The G402 is fairly close, including rubberized sides, which they removed on the G400 mice (hated that). It has less buttons, if with a claw or hybrid claw grip, though. Slightly different sensor feel (more precise on my cloth pad, and not as rough when moving fast), but no acceleration or filtering below 2000 DPI (either at or over 2000 DPI, it gets smoothing added, I don't recall which). It and the G502 (different shape) both have pretty much perfect lift-off behavior, as well, due to a gyro. If you go too fast, the gyro gets used instead of the sensor, which gives some acceleration, but that requires >2.5m/s movement on the G402, and can be turned off.
(...) just right acceleration options (...)
It had none. That was one of the reasons to buy it, even with angle-snapping (which I found hard to get used to
not having, actually, after so many years of using the MX5xx mice
🙂).
Slight rant, why do mouse manufacturers these days go for these super-high dpi settings that 99% couldn't use if we practiced?

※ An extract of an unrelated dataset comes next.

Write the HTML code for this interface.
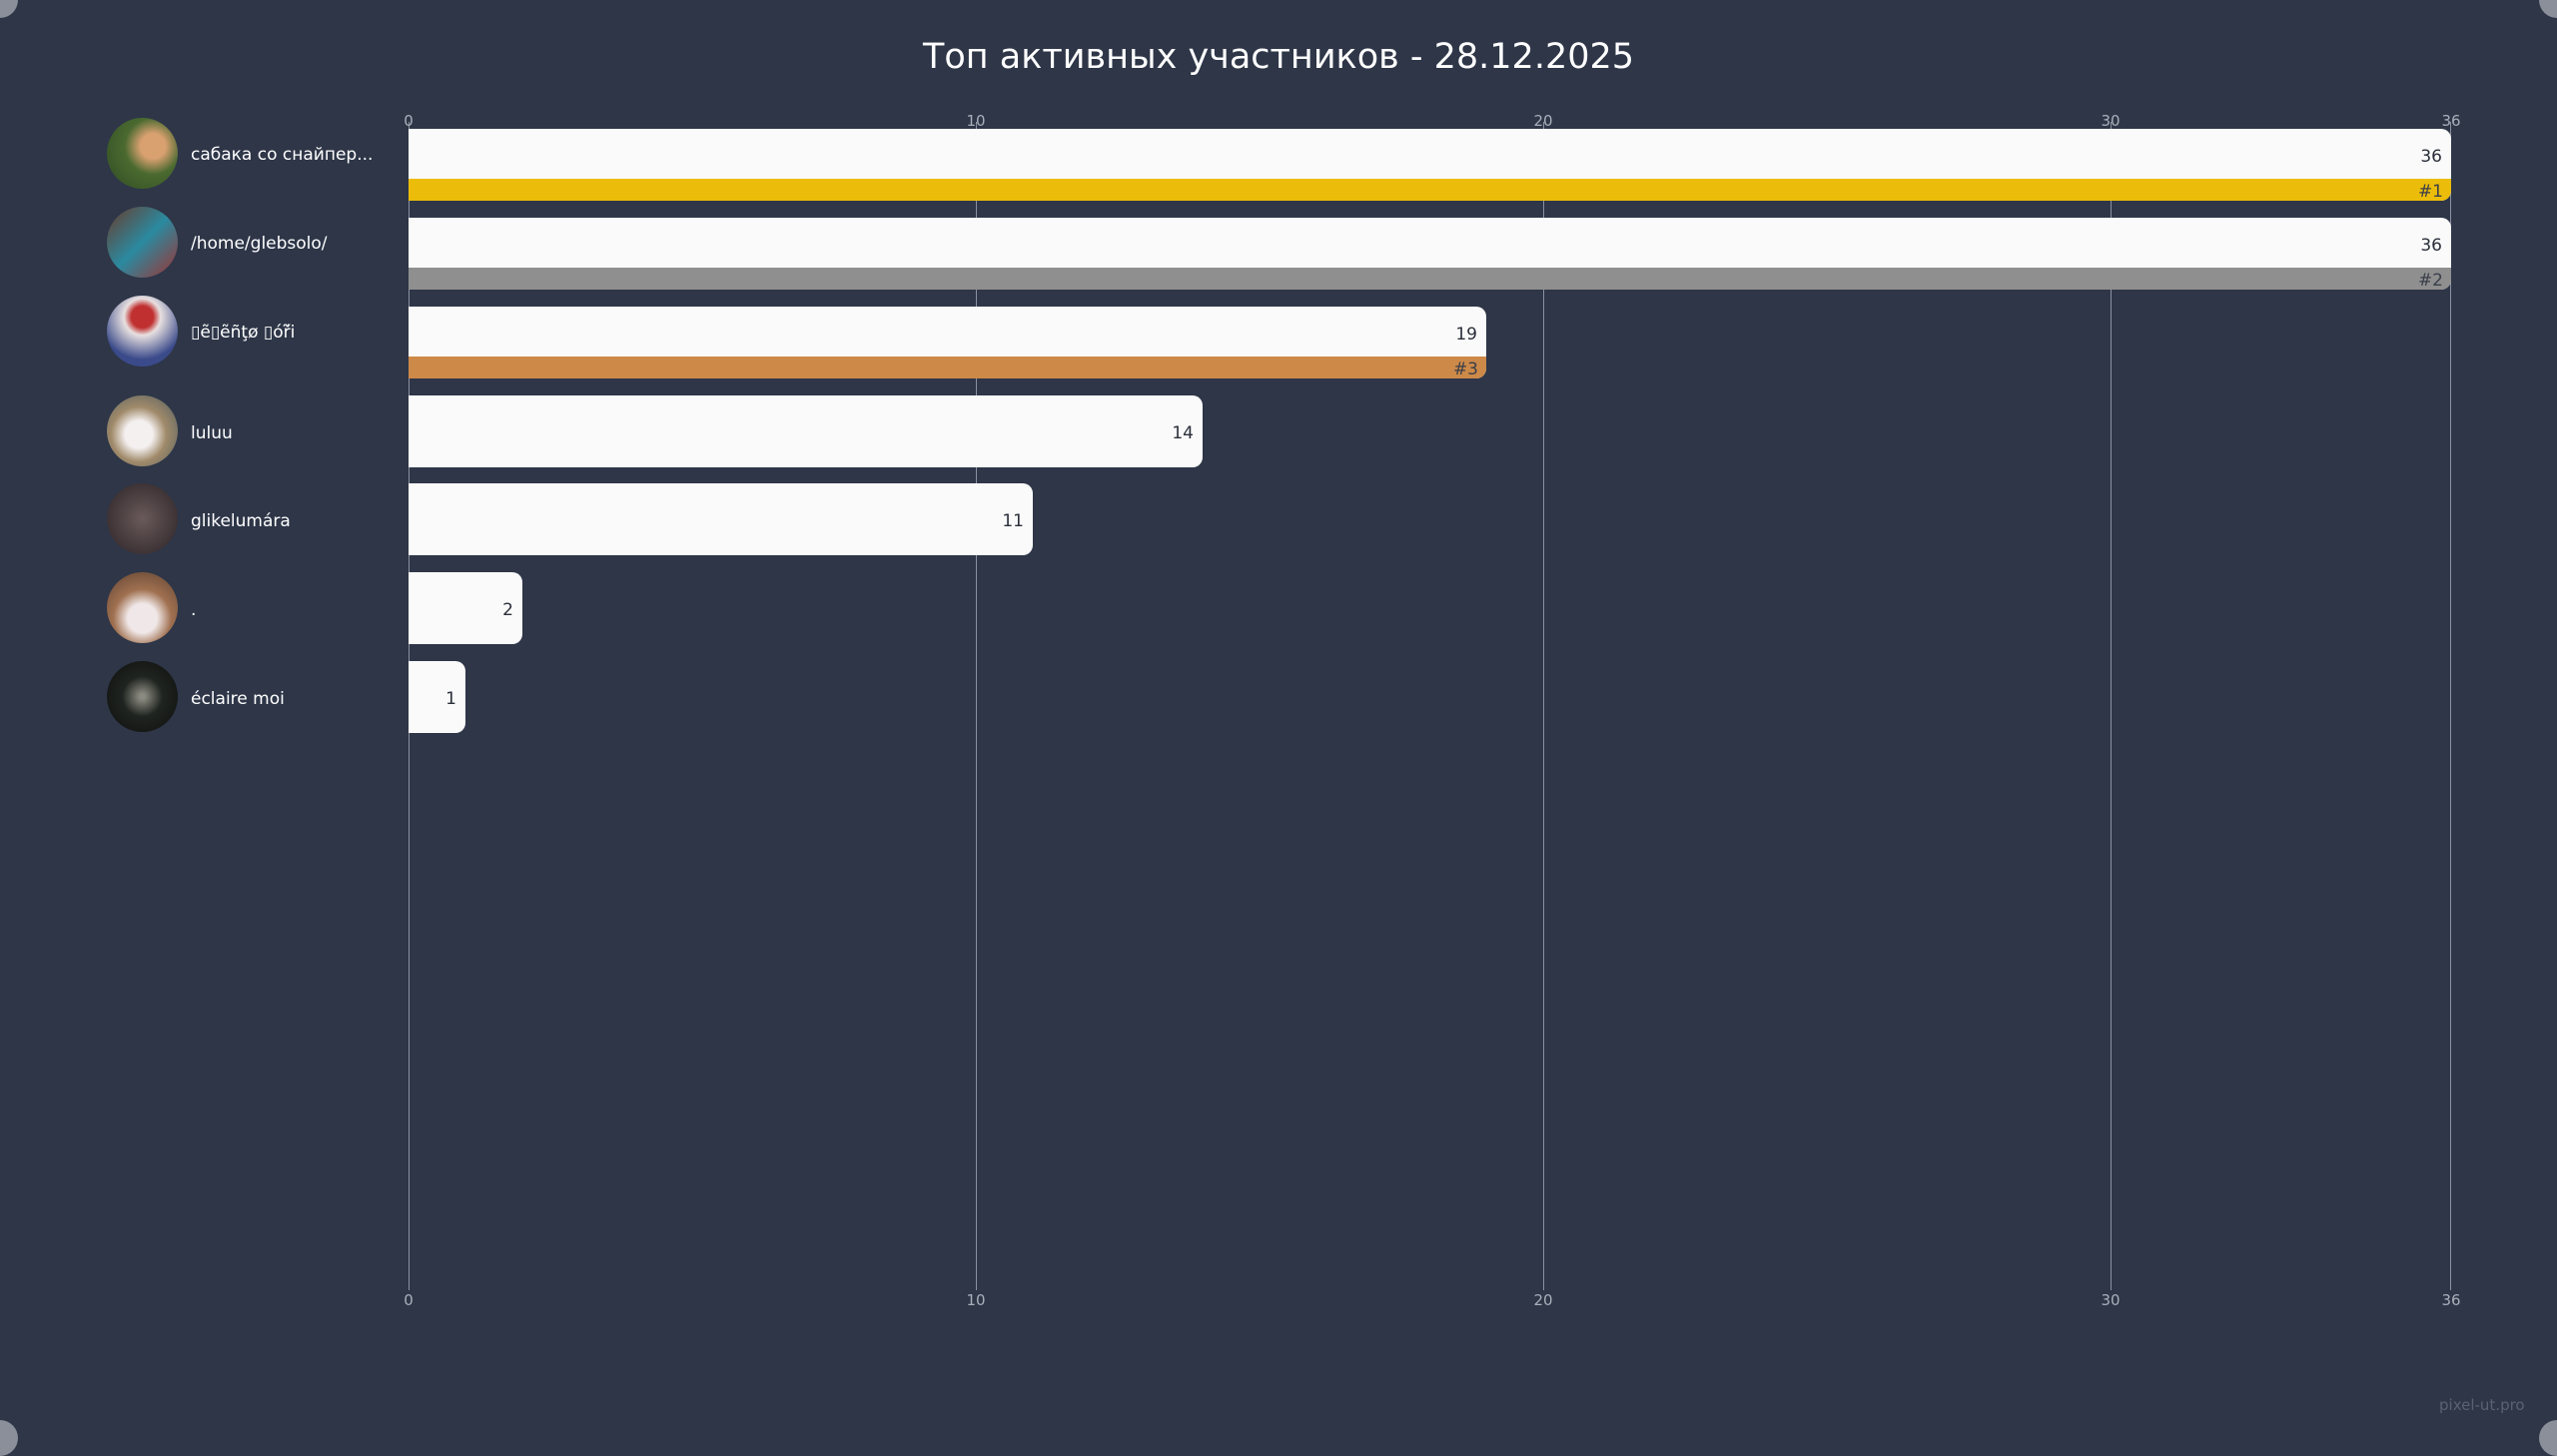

Marketing, and high-res displays. DPI shifting is good feature for 4K general use. But, even the mice can't use their rated DPIs, 99% of the time, on most surfaces. They get jerky, jittery, have bad lift-off, jump about when not being moved...the reality is that very few high-DPI mice can be used well at anywhere near their highest settings. For the most part, it's that larger numbers are better for marketing.